When the love affair of the queen reached the ears of Arthur, Lancelot was banished from the company of those of the round table. Then the arguments started as each knight tried to replace him in Arthur's favor.. soon there was the threat of war as each knight began to take the side of one or the other. When war broke out the knights fought for those they had sided with. O it was a bloody and senseless war, before the land had been strong bonded by the fellowship of the table and Arthur Pendragon, but all that disappeared. When the final bloody and useless great battle occurred, as you probably already know, Arthur was mortally wounded, so he made his way to "The Lake" whence came his final act; that of throwing his sword into the water and it disappearing below the surface, only to reappear for a short while clasped in the hand of a lady.
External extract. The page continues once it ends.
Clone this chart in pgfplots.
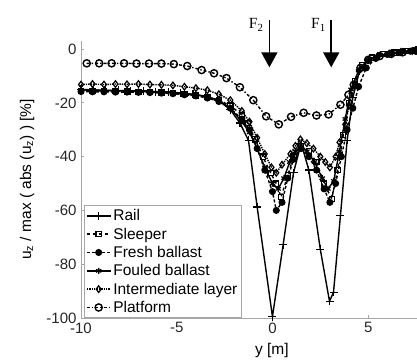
\documentclass[border=0pt]{standalone}
\usepackage{fontspec}
\setmainfont{Liberation Sans}
\newfontfamily\seriffont{Liberation Serif}
\usepackage{pgfplots}
\pgfplotsset{compat=1.18}
\usetikzlibrary{arrows.meta}
\begin{document}
\begin{tikzpicture}
\begin{axis}[
  name=ax,
  scale only axis,
  width=336pt, height=277pt,
  xmin=-10, xmax=7.55, ymin=-100, ymax=3,
  axis lines*=left,
  clip=false,
  xtick={-10,-5,0,5}, ytick={-100,-80,-60,-40,-20,0},
  tick align=inside,
  major tick length=3pt,
  axis line style={gray!70, line width=0.9pt},
  every tick/.style={gray!70, line width=0.7pt},
  /pgf/number format/assume math mode=true,
  tick label style={font=\fontsize{15}{17}\selectfont, text=black!85},
  xticklabel style={yshift=-1pt},
  yticklabel style={xshift=-1pt},
  every axis y label/.style={at={(axis description cs:0,0.5)}, xshift=-54pt, rotate=90, anchor=center, font=\fontsize{15.5}{17}\selectfont},
  every axis x label/.style={at={(axis description cs:0.568,0)}, yshift=-32pt, anchor=center, font=\fontsize{15.5}{17}\selectfont},
  ylabel={u\textsubscript{z} / max ( abs (u\textsubscript{z}) )  [\%]},
  xlabel={y [m]},
  legend cell align=left,
  legend style={at={(axis cs:-9.85,-100)}, anchor=south west, draw=gray!70, line width=0.7pt,
    font=\fontsize{15.5}{17}\selectfont, row sep=1.6pt, inner sep=1.8pt, fill=white},
  legend image code/.code={\draw[mark repeat=2,mark phase=2,#1] plot coordinates {(0cm,0cm) (0.42cm,0cm) (0.84cm,0cm)};},
  every axis plot/.append style={black, line width=1.4pt},
]
% Rail
\addplot[solid, mark=+, mark size=4pt, mark options={solid, line width=1.2pt}] coordinates {
(-10,-15.0) (-9.35,-15.2) (-8.7,-15.3) (-8.05,-15.4) (-7.4,-15.5) (-6.75,-15.6) (-6.1,-15.8) (-5.45,-16.0)
(-4.8,-16.3) (-4.15,-16.8) (-3.5,-17.5) (-2.85,-19.0) (-2.2,-22.5) (-1.7,-27.5) (-1.25,-34.0) (-0.8,-58.7)
(0,-99.5) (0.56,-72.7) (1.1,-46) (1.5,-35) (1.9,-45) (2.5,-74.5) (2.98,-93.8) (3.19,-90.4) (3.55,-62)
(3.9,-34) (4.2,-18) (4.55,-8) (5.0,-4) (5.6,-2.5) (6.2,-1.6) (6.8,-1.0) (7.5,-0.4)};
\addlegendentry{Rail}
% Sleeper
\addplot[dashed, mark=square, mark size=2.6pt, mark options={solid, line width=1.2pt}] coordinates {
(-10,-15.5) (-9.4,-15.6) (-8.8,-15.6) (-8.2,-15.7) (-7.6,-15.8) (-7.0,-15.9) (-6.4,-16.0) (-5.8,-16.2)
(-5.2,-16.4) (-4.6,-16.8) (-4.0,-17.2) (-3.4,-17.8) (-2.8,-19.0) (-2.2,-21.0) (-1.6,-24.5) (-1.3,-27.5)
(-0.9,-33.6) (-0.5,-40) (-0.1,-46) (0.2,-50) (0.45,-55) (0.8,-47) (1.1,-40) (1.5,-36) (1.9,-38) (2.3,-42)
(2.7,-50) (3.1,-55.7) (3.4,-45) (3.7,-32) (4.0,-20) (4.3,-12) (4.7,-6) (5.2,-3.2) (5.8,-1.9) (6.4,-1.3)
(7.0,-0.8) (7.5,-0.5)};
\addlegendentry{Sleeper}
% Fresh ballast
\addplot[densely dashed, mark=*, mark size=2.8pt, mark options={solid}] coordinates {
(-10,-15.8) (-9.4,-15.9) (-8.8,-15.9) (-8.2,-16.0) (-7.6,-16.0) (-7.0,-16.1) (-6.4,-16.2) (-5.8,-16.4)
(-5.2,-16.6) (-4.6,-17.0) (-4.0,-17.4) (-3.4,-18.2) (-2.8,-19.5) (-2.2,-22) (-1.6,-26) (-1.2,-30)
(-0.8,-37) (-0.4,-45) (0,-53) (0.2,-60) (0.5,-57) (0.8,-48) (1.1,-41) (1.5,-37) (1.9,-40) (2.3,-45)
(2.7,-52) (3.0,-57) (3.3,-50) (3.6,-40) (3.9,-30) (4.2,-22) (4.5,-14) (4.9,-7) (5.4,-3.5) (6.0,-2)
(6.6,-1.3) (7.2,-0.8) (7.5,-0.6)};
\addlegendentry{Fresh ballast}
% Fouled ballast
\addplot[solid, mark=asterisk, mark size=3pt, mark options={solid, line width=1.2pt}] coordinates {
(-10,-15.2) (-9.4,-15.3) (-8.8,-15.4) (-8.2,-15.5) (-7.6,-15.6) (-7.0,-15.7) (-6.4,-15.9) (-5.8,-16.1)
(-5.2,-16.3) (-4.6,-16.6) (-4.0,-17.0) (-3.4,-17.8) (-2.8,-19) (-2.2,-22) (-1.6,-27) (-1.2,-31)
(-0.8,-37) (-0.4,-44) (0,-50) (0.3,-52) (0.6,-48) (0.9,-42) (1.2,-38) (1.5,-36) (1.8,-38) (2.2,-42)
(2.6,-48) (2.9,-52) (3.2,-49) (3.5,-38) (3.8,-26) (4.1,-15) (4.5,-8) (5.0,-4) (5.6,-2.3) (6.2,-1.5)
(6.8,-1.0) (7.5,-0.5)};
\addlegendentry{Fouled ballast}
% Intermediate layer
\addplot[densely dotted, mark=diamond, mark size=3.3pt, mark options={solid, line width=1.2pt}] coordinates {
(-10,-13.2) (-9.4,-13.0) (-8.8,-13.2) (-8.2,-13.0) (-7.6,-13.1) (-7.0,-13.0) (-6.4,-13.2) (-5.8,-13.3)
(-5.2,-13.5) (-4.6,-14) (-4.0,-14.5) (-3.4,-15.3) (-2.8,-16.8) (-2.2,-19) (-1.6,-23) (-1.2,-27)
(-0.8,-33) (-0.4,-39) (-0.05,-44) (0.2,-46) (0.5,-43) (0.94,-39) (1.2,-36) (1.46,-33.6) (1.8,-35)
(2.14,-37) (2.5,-40) (2.76,-42) (3.0,-44) (3.3,-40) (3.5,-34.7) (3.8,-28) (4.0,-21) (4.3,-13)
(4.6,-7.5) (5.0,-4) (5.5,-2.6) (6.1,-1.7) (6.7,-1.1) (7.3,-0.7)};
\addlegendentry{Intermediate layer}
% Platform
\addplot[dashdotted, mark=o, mark size=3.6pt, mark options={solid, line width=1.4pt}] coordinates {
(-9.7,-5.3) (-9.05,-5.3) (-8.4,-5.3) (-7.75,-5.3) (-7.1,-5.4) (-6.45,-5.4) (-5.8,-5.4) (-5.15,-5.6)
(-4.45,-6.3) (-3.7,-7.8) (-3.05,-9.0) (-2.4,-10.8) (-1.7,-14.2) (-1.0,-19.0) (-0.33,-25.0) (0.33,-28.0)
(0.97,-25.2) (1.63,-23.7) (2.3,-24.7) (2.93,-24.3) (3.55,-20.7) (3.97,-17) (4.25,-13.3) (4.6,-7)
(5.0,-4) (5.6,-2.6) (6.2,-1.8) (6.8,-1.2) (7.5,-0.6)};
\addlegendentry{Platform}
% force arrows
\draw[line width=1.6pt, -{Triangle[length=15pt,width=16pt]}] (axis cs:-0.16,10.7) -- (axis cs:-0.16,-6.8);
\draw[line width=1.6pt, -{Triangle[length=15pt,width=16pt]}] (axis cs:3.07,10.7) -- (axis cs:3.07,-6.8);
\node[font=\seriffont\fontsize{15.5}{17}\selectfont] at (axis cs:-0.85,9.0) {F\textsubscript{2}};
\node[font=\seriffont\fontsize{15.5}{17}\selectfont] at (axis cs:2.4,9.0) {F\textsubscript{1}};
\end{axis}
\pgfresetboundingbox
\path[use as bounding box] ([xshift=-81pt,yshift=-42pt]ax.south west) rectangle ([yshift=41pt]ax.north east);
\end{tikzpicture}
\end{document}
So the great Arthur Pendragon was dead, gone too was the fellowship of the knights of the round table. That great institution that had ruled the land with thought, compassion, justice and a feeling of unity. Sorry what was that? what happened to Merlin did you say? well the scribes and those well versed in the art of composing at the time, wrote ream after ream of poems about both, where and how Merlin had died and of his burial place of course.

However as for myself !

It was while I stood outside my home, here in Snowdonia, on a warm early Autumn morning many hundreds of years ago that I saw, as I looked across the beautiful valley in which I live, smoke rising from a place where I had seen none rise at anytime previously. As I began to wonder as to its cause, I saw a shadowy figure appear high on the mountainside above it; then a hand rise in a cheery greeting.
Yes that's right Merlin had come home; but not home to Caerfyrddin in the south, but here to the solace of the mountains of the north; Nevertheless home again to our beloved Wales.